INPUT FOR THIS TASK:
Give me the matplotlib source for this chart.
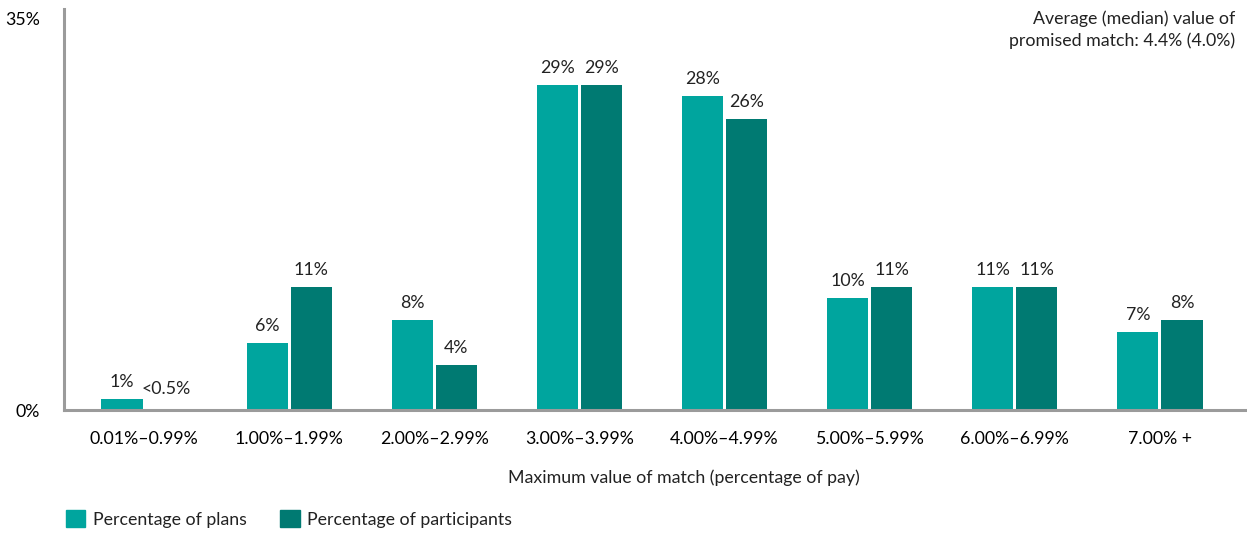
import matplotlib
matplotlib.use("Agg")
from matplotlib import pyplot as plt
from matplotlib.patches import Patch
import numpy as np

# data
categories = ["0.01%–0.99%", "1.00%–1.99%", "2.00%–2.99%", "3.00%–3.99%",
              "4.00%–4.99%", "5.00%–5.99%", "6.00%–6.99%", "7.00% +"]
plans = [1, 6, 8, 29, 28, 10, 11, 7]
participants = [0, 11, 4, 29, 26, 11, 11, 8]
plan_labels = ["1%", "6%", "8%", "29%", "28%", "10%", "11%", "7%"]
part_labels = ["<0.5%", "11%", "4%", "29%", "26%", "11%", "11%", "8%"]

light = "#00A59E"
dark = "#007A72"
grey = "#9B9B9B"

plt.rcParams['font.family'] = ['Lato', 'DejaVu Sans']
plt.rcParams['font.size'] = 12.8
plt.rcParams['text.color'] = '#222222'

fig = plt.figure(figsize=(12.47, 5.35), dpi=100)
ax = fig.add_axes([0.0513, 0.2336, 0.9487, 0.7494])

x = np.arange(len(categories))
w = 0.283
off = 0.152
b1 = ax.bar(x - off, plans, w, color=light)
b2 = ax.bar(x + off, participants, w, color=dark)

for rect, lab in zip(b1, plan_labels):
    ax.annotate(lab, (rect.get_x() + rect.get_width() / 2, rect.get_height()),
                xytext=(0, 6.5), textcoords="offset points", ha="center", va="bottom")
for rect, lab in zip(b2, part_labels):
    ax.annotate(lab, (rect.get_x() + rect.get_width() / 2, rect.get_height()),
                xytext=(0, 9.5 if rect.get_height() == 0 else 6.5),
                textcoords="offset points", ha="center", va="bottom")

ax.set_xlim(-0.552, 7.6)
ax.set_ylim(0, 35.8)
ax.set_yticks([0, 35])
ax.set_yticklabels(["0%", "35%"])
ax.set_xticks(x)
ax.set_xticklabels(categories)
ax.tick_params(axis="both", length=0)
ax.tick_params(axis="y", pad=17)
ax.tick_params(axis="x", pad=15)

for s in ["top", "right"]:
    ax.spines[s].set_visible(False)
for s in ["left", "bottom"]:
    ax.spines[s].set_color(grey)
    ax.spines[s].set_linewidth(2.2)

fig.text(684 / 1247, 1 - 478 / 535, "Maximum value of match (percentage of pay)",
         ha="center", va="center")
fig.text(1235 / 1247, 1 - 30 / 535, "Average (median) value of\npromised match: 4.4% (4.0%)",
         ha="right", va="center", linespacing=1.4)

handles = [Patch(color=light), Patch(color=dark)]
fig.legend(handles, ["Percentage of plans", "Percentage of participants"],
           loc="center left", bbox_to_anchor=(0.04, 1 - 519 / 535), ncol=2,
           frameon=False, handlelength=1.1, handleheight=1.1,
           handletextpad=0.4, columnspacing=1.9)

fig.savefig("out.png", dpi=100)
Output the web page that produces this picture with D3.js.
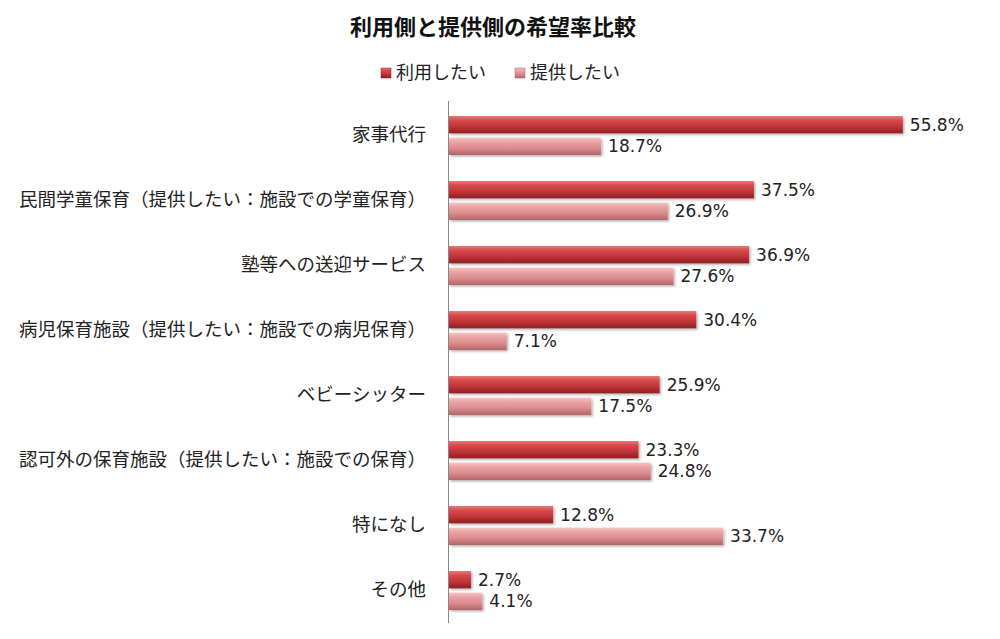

EXERCISE INSTRUCTIONS:
Without the pictures, return the listing above from its first line through the line that has "ax = fig.add_axes([0.0513, 0.2336, 0.9487, 0.7494])".

THE ANSWER:
Give me the matplotlib source for this chart.
import matplotlib
matplotlib.use("Agg")
from matplotlib import pyplot as plt
from matplotlib.patches import Patch
import numpy as np

# data
categories = ["0.01%–0.99%", "1.00%–1.99%", "2.00%–2.99%", "3.00%–3.99%",
              "4.00%–4.99%", "5.00%–5.99%", "6.00%–6.99%", "7.00% +"]
plans = [1, 6, 8, 29, 28, 10, 11, 7]
participants = [0, 11, 4, 29, 26, 11, 11, 8]
plan_labels = ["1%", "6%", "8%", "29%", "28%", "10%", "11%", "7%"]
part_labels = ["<0.5%", "11%", "4%", "29%", "26%", "11%", "11%", "8%"]

light = "#00A59E"
dark = "#007A72"
grey = "#9B9B9B"

plt.rcParams['font.family'] = ['Lato', 'DejaVu Sans']
plt.rcParams['font.size'] = 12.8
plt.rcParams['text.color'] = '#222222'

fig = plt.figure(figsize=(12.47, 5.35), dpi=100)
ax = fig.add_axes([0.0513, 0.2336, 0.9487, 0.7494])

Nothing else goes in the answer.